Cut by Crystal Skillman, Apollinaire Theatre Company, Chelsea Theatre Works, 3/30/12-4/21/12, http://www.apollinairetheatre.com/ productions/productions.html, in repertory with Smudge by Rachel Axler.
Review by Craig Idlebrook
(Chelsea, MA) Reality programming might be so attractive to TV. watchers because its slick production values and clean edits hold out the hope that we can make some sense out of life. As the central protagonists of our own dramas, we want the chance for playbacks and edits to gain some introspection, or at least to come off looking good. But as the characters of Chelsea Theatre Works’ Cut learn, God is a lousy editor, and life doesn’t wrap up neatly when the cameras stop rolling.
Cut is an ambitious play that attempts to use the tools of reality television (jump cuts, flashback and earnest confessionals) to follow the unraveling of three low-level television producers as they crumble before a deadline. But while the script gives opportunity for insight, this production’s uneven execution muddles the message. Viewers are left to quickly enjoy a few well-crafted moments on stage, rather than stand back and take in the piece in as a whole.
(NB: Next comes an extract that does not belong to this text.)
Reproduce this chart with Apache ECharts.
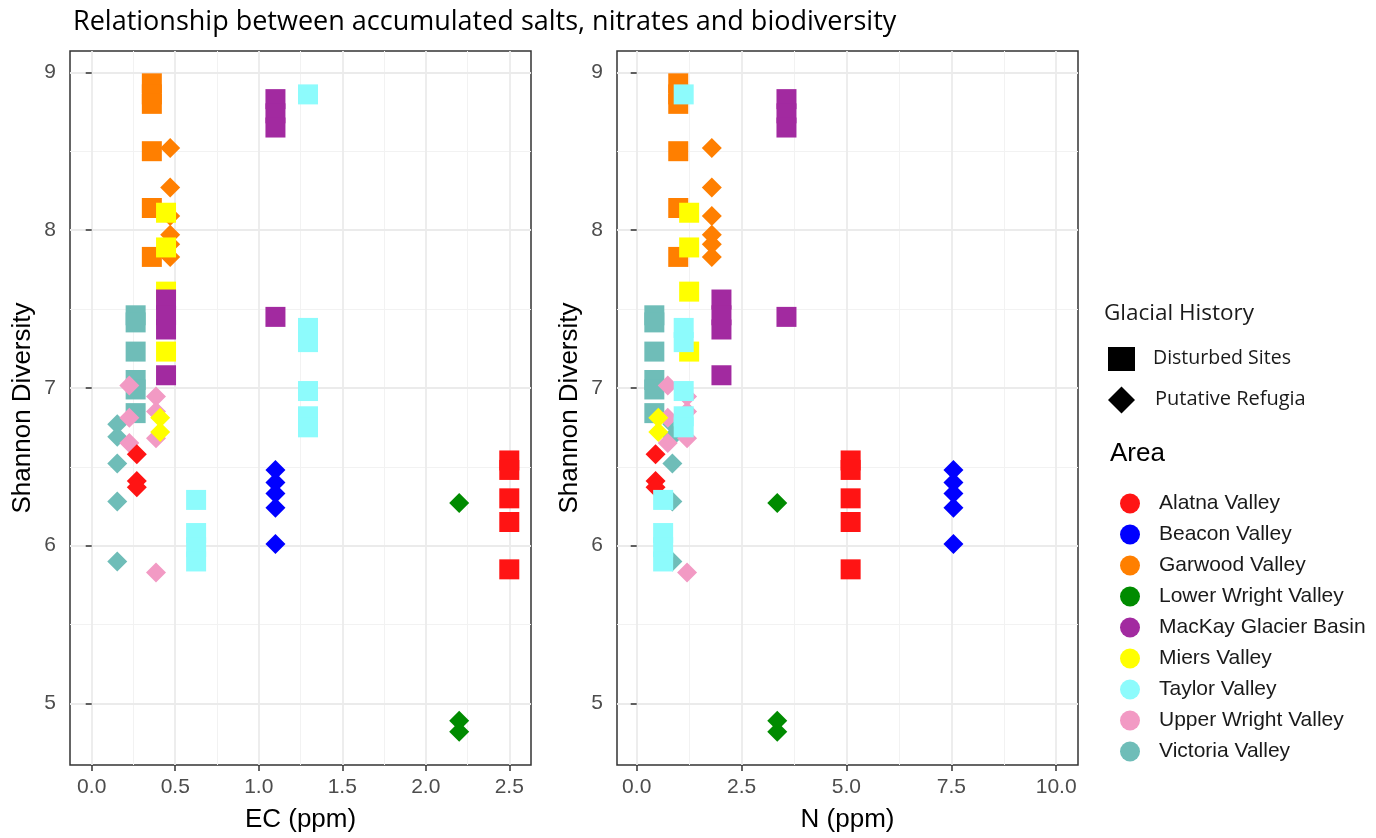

Danno (Stewart Evan Smith), a frustrated actor-turned-television-editor, is trying to hold his three-person production team together as they try and turn in a finale episode of a reality program centered on rich women behaving badly. But both he and fellow editors Colette (Alyce Householter) and Rene (Elizabeth Anne Rimar) are dealing with their own dramas to focus on the show.
The play takes place in the three hour space before deadline, but the action mainly unfolds in monologues and flashback, with little face-time between the characters. Director A. Vincent Ularich fails to create clear divisions between past and present in his staging and technical lighting glitches further add to the play’s jerky feel.
The actors are left to try and create their own individual moments, and they have varying degrees of success. Rimar is painfully good at times as Rene, an intellectual ashamed of her failing marriage and her slumming career. Rimar succeeds partly because she slows down the frantic pace of the play to allow her pained movements to generate as much emotion as her words. Householter brings the attitude with her frenzied delivery of Colette, a street-wise New Yorker who grows vulnerable against her will in the bizarro-world of L.A. While Householter isn’t always able to show Colette’s vulnerability behind the character’s tough façade, she does make strong enough choices for us to buy into the character. Evan Smith’s forced delivery rarely conveys that Danno is carrying the weight of the world on his shoulders.
The production’s good spiritedness is almost enough to allow the audience to roll with the story, but the effect unravels in the play’s final minutes, when a few key lines supposed to give us meaning instead leave us confused. Either playwright Crystal Skillman overreached in her attempt to wrap things up with a bow or the production gets lost along the way to this seminal moment, but the end result is head-scratching instead of clarity. In this way, perhaps, the play resembles life, but life too often is bad theater.